I know that transcript analysis is not a part of this topic, but to clarify the present topic, we need to study it. 

The transcript is our mature mRNA from which a protein would form. Abrupt mRNA can’t form a correct protein. In order to understand the nature of RNA processing and poly-A tail, quantification of gene expression helps. 

If we know how much mRNA is expressed, we can determine the activity of polyadenylation and deadenylation. 

Q (RT) PCR and microarray are two techniques that quantify different mRNA present in the sample. 

The quantitative reverse transcription PCR first converts the mRNA into the cDNA and quantifies it. 

The microarray measures gene expression through probe base hybridization. If you want to learn more on the present topics, please read the previous article: What is transcriptomics?


Note that the above process, facts and explanations concentrate only on the mammalian poly-A tail and associated processing. Bacterial and other prokaryotes may have a different mechanism. 

For example, the poly-A tailing in E Coli induces degradation of mRNA, rather than stabilizing it. 
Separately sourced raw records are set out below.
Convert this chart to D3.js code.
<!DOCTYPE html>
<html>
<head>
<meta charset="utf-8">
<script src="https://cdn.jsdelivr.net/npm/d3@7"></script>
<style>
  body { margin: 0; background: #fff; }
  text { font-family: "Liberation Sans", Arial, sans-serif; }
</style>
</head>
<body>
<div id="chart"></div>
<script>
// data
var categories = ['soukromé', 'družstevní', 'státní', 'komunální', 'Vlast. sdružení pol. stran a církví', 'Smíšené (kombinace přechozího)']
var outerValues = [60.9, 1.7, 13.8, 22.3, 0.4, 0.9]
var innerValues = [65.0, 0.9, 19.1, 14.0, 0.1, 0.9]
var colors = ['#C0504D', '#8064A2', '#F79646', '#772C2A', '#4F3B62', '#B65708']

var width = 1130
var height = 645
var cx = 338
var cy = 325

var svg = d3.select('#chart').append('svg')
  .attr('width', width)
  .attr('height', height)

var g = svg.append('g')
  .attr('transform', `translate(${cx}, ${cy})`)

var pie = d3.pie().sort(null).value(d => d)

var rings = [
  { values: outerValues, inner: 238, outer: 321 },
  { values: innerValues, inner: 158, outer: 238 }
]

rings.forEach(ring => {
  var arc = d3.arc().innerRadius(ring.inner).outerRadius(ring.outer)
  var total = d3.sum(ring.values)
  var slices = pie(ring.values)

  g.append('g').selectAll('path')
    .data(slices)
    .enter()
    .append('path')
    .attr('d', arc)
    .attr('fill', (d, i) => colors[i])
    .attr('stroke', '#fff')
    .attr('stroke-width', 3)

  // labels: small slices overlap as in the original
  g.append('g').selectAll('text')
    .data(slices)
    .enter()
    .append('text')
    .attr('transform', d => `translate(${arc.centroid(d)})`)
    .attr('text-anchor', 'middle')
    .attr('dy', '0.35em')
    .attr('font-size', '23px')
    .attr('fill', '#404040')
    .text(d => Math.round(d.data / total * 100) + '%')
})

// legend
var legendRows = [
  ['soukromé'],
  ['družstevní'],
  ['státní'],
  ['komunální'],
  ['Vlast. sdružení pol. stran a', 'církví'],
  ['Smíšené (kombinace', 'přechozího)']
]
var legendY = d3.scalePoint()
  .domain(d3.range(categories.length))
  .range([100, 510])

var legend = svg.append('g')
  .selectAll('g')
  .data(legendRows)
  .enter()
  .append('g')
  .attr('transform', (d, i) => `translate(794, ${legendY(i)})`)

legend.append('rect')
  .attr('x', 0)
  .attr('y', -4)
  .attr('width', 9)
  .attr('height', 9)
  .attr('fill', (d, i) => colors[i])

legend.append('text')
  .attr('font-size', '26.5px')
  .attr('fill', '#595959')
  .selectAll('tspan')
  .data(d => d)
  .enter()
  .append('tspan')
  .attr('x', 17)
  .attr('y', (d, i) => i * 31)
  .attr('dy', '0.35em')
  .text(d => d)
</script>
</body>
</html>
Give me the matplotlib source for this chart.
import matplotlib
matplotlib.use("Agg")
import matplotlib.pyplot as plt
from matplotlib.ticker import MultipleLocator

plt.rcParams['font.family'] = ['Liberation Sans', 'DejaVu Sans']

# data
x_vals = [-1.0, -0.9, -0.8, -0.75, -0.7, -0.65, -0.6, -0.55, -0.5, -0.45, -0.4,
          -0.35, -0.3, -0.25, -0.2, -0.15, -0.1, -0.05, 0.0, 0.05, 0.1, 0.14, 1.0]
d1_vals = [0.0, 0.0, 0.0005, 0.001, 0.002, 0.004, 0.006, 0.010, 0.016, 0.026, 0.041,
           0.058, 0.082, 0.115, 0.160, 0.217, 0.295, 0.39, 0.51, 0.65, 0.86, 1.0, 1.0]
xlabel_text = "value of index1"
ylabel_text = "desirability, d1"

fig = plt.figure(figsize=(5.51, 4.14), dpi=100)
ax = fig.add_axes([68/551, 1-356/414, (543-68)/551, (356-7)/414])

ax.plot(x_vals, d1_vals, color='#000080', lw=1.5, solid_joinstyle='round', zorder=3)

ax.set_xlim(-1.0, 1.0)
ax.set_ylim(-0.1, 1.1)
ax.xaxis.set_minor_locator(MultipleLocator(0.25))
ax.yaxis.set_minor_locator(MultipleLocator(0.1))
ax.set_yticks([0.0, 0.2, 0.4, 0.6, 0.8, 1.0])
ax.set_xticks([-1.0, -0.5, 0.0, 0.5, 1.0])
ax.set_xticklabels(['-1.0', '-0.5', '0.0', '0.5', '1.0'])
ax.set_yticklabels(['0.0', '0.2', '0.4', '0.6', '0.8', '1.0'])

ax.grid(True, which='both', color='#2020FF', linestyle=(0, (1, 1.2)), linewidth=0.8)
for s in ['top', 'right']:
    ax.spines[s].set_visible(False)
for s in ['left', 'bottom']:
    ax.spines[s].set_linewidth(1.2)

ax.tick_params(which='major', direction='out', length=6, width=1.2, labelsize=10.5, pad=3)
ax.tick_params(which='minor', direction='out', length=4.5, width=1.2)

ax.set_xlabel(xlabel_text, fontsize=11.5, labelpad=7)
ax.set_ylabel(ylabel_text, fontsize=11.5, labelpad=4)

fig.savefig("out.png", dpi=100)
Poly A tail and capping at 5’ end are important events or post-transcriptional processing required to correct translation. However, the mechanism, exact role and processing of the poly-A tail is yet not explained. 


Nicholson AL, Pasquinelli AE. Tales of Detailed Poly(A) Tails. Trends Cell Biol. 2019;29(3):191-200. doi:10.1016/j.tcb.2018.11.002

Dreyfus M and Regnier P. The poly (A) tail of mRNAs – bodyguard in Eukaryotes, Scavenger in Bacteria.The cell. 2002;111(5)- 611-613.